WHAT!? Of course it is serious, and must be dealt with both firmly AND GRACIOUSLY for the good of this young man and the Church. But "extraordinarily" and "cannot be overstated?" Hardly. In fact the seriousness can, and by all indications will, be overstated here on this list and elsewhere, and for tendentious reasons. (I refrain for now from commenting on other statements in the document.)
I guess that for the moment the thing that concerns me most is what seems to me to be two young men of fundamental integrity, good intentions and promise (Sidebottom and Brittain) whose lives and service to the Church could well be spoiled by the need to make them "political footballs" in the bigger game.
I would hope that allegations of sexual advances made by an intoxicated diocesan chancellor to the associate dean of the diocesan seminary would be seen by anyone as "extraordinarily serious." Surely these allegations would not be regarded by anyone as ordinary.

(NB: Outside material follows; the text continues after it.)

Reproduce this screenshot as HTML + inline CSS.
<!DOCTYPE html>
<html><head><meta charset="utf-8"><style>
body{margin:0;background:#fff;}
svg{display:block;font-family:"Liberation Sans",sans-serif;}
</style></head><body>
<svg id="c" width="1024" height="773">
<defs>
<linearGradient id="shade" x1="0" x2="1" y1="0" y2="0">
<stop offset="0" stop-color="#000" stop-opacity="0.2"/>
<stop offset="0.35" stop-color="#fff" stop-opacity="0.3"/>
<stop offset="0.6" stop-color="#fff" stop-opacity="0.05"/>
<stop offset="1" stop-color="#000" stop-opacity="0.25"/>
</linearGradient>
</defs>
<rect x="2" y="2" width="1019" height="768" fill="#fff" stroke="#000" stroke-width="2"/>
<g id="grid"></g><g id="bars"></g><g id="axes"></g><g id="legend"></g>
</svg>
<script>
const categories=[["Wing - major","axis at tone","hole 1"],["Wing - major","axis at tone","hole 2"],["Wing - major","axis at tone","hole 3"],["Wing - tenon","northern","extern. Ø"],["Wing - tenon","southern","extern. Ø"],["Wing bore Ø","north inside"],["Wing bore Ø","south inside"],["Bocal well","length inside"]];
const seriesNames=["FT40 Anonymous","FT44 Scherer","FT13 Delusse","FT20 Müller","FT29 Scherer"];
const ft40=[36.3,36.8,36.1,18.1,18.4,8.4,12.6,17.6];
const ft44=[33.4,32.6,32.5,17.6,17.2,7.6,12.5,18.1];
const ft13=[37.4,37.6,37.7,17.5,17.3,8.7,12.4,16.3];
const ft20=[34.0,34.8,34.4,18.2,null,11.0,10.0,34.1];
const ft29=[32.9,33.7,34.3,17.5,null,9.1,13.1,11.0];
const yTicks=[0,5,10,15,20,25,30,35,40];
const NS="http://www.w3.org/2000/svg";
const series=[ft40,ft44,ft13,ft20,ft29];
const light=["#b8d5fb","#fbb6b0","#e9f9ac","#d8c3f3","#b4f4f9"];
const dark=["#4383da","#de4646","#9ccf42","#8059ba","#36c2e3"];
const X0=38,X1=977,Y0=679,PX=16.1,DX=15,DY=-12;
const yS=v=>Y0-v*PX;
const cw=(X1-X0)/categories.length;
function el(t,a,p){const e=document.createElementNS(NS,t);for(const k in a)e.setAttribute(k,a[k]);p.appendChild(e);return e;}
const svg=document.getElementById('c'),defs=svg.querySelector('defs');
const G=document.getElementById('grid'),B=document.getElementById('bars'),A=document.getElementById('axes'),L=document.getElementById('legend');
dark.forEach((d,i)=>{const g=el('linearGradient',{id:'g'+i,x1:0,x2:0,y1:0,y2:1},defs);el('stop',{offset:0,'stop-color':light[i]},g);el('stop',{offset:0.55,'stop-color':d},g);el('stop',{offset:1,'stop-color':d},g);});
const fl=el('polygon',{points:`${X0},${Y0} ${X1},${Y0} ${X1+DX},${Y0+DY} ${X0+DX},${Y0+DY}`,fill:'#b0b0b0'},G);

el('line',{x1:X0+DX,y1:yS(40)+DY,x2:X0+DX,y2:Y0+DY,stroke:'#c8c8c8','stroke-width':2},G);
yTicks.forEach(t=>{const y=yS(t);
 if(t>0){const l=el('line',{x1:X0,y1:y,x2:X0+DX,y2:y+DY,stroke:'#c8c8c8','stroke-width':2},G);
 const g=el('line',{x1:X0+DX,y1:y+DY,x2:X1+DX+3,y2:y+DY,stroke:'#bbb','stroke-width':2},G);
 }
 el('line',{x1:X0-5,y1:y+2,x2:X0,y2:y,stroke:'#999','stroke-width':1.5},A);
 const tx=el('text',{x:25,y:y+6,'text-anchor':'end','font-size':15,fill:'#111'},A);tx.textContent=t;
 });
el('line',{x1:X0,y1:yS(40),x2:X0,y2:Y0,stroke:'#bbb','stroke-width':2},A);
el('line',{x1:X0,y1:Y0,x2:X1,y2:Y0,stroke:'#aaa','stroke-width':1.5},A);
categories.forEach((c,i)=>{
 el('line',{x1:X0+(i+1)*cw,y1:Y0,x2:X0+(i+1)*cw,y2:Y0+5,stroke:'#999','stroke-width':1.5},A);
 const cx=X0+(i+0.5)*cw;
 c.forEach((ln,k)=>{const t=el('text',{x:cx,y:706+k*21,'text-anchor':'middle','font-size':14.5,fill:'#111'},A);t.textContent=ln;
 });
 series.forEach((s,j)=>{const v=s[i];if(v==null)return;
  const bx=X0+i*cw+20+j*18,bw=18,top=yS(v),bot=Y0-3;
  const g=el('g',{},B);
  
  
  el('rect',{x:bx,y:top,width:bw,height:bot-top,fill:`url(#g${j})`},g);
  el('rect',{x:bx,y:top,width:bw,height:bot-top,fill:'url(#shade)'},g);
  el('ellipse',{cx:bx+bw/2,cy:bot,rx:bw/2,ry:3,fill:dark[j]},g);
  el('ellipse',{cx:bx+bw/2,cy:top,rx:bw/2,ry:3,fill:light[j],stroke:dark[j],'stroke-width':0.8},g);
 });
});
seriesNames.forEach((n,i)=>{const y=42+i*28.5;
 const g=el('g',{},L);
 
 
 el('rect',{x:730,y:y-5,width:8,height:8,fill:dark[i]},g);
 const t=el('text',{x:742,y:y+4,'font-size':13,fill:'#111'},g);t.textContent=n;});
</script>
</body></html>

Fr. George's equating "Sidebottom and Brittain" as "two young men of fundamental integrity, good intentions and promise" seems to me to do a real injustice to Paul Sidebottom, a layman who lost his position after he reported the outrageous conduct of the chancellor. And Fr. George's claim that Mark Stokoe has "helped create a hue and cry atmosphere" does an injustice to Mark Stokoe, who has been coordinating an important effort at bringing much needed transparency to the OCA.

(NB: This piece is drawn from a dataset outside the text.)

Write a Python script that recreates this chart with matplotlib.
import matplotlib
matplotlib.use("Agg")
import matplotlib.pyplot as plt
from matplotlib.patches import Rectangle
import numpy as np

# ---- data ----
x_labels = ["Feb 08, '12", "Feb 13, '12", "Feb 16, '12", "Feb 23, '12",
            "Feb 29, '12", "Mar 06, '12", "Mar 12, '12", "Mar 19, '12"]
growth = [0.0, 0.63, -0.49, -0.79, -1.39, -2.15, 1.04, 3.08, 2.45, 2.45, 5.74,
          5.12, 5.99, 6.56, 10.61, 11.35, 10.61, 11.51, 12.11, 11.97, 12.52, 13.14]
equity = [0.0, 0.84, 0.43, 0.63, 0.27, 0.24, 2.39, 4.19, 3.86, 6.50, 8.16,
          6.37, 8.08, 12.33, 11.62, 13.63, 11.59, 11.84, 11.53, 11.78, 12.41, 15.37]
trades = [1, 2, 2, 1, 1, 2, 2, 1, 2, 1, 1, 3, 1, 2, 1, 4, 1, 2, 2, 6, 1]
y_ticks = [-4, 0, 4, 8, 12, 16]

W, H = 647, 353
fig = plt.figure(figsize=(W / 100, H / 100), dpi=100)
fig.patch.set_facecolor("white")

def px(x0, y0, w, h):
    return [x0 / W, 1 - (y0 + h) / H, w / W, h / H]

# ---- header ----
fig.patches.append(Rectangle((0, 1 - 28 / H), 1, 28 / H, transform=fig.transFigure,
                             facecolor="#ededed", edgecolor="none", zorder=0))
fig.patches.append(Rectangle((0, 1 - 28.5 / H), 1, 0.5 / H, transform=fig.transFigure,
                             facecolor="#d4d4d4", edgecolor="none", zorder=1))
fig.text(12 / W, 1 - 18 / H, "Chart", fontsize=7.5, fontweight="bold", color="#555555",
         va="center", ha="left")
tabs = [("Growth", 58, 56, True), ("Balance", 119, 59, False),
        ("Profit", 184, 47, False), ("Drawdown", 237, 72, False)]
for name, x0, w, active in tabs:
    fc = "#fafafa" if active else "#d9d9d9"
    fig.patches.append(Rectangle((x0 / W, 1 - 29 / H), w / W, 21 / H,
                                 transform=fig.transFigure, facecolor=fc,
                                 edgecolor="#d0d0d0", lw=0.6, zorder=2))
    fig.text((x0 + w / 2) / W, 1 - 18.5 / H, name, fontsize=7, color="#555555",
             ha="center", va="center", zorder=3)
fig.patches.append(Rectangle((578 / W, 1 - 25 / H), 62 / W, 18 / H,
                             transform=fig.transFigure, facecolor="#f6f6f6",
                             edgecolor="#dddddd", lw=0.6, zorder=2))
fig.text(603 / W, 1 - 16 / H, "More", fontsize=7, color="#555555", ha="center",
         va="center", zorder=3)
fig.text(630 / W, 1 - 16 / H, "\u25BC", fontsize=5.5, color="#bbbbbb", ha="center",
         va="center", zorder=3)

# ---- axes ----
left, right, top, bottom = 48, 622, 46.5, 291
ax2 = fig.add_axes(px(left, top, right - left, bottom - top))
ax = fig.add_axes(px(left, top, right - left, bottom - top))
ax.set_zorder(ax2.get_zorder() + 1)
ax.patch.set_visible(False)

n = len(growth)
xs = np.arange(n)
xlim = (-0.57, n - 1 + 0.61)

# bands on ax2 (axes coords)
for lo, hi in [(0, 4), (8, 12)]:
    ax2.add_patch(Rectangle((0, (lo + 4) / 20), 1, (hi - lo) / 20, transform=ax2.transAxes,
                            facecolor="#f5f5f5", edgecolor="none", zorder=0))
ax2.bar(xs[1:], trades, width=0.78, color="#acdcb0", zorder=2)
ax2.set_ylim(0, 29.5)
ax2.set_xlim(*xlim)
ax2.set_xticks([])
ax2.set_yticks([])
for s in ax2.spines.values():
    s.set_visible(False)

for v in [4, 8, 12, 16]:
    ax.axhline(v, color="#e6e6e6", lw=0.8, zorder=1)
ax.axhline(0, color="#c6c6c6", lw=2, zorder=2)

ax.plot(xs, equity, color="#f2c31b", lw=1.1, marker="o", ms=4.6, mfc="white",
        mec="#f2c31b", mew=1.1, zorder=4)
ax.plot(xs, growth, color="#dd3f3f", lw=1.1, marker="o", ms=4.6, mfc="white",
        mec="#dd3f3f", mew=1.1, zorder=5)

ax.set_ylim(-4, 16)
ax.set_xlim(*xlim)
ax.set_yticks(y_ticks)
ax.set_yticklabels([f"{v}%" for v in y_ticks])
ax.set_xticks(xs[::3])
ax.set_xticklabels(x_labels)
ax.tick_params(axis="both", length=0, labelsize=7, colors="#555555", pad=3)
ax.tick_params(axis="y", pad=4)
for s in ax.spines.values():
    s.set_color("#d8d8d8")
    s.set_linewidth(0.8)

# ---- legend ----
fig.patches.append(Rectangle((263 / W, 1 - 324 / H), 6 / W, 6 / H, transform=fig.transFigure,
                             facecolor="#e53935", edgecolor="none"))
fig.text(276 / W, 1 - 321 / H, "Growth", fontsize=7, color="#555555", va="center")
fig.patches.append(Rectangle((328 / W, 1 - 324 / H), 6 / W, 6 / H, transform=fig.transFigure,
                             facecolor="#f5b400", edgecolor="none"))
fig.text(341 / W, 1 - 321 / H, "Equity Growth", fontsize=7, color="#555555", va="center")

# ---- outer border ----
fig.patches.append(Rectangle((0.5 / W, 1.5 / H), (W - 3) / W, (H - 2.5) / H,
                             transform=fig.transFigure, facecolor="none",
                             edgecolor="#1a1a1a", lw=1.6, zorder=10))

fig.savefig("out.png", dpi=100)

Whatever "bigger game" Fr. George is postulating, his attempt at framing an objective view of events in Alaska is to me unconvincing, and even troubling.

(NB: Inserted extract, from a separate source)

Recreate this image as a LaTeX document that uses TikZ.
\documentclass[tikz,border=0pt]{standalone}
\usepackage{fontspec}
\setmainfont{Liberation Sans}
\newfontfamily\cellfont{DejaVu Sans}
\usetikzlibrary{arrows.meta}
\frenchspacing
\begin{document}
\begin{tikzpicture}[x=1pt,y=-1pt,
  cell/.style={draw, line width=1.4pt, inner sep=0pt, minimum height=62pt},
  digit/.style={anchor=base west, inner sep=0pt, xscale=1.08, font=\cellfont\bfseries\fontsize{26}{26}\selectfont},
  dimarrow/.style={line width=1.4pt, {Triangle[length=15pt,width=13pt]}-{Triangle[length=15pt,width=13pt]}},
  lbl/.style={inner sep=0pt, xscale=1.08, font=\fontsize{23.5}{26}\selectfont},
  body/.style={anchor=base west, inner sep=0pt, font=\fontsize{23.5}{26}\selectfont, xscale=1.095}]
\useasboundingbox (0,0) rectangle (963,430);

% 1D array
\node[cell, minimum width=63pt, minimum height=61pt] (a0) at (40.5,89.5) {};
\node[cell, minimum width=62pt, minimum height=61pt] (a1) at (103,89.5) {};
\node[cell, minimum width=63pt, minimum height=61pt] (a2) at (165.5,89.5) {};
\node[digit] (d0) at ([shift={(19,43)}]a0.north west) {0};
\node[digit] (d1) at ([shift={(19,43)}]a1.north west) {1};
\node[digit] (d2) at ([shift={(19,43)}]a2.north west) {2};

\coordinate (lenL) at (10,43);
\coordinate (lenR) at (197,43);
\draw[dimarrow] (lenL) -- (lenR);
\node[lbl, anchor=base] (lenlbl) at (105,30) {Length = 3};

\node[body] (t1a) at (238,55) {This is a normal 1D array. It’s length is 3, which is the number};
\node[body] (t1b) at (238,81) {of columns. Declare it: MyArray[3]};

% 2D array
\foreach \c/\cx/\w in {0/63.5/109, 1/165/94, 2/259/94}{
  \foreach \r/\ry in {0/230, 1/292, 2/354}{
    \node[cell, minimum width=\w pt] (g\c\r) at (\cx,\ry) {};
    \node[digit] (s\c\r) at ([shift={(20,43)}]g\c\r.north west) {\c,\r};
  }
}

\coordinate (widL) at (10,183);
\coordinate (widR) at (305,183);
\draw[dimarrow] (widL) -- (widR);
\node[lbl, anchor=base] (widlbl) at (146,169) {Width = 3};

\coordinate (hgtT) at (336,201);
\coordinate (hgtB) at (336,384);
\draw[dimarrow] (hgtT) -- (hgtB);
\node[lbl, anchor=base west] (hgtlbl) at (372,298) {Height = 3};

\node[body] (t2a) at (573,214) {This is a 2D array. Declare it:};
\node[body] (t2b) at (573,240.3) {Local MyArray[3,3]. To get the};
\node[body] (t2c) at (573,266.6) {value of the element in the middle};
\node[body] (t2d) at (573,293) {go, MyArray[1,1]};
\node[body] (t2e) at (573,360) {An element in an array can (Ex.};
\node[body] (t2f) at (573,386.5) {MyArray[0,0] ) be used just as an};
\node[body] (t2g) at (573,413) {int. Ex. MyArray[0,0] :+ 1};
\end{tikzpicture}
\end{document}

Actually, I wrote out of respect for Paul Sidebottom, as I would expect one to notice. I didn't even know that he was a reader; what was clear to me was that he was not in major orders. By the way, as a member of the Antiochian Archdiocese, I wonder to which bishop he owed "absolute obedience" while working in Alaska.
Cathryn - I agree with you. We have some incredible clergy who have chosen to serve God in our church. My point was that Fr. George is a wonderful man and should not be subject to these insinuations about his motives for his well-written postings.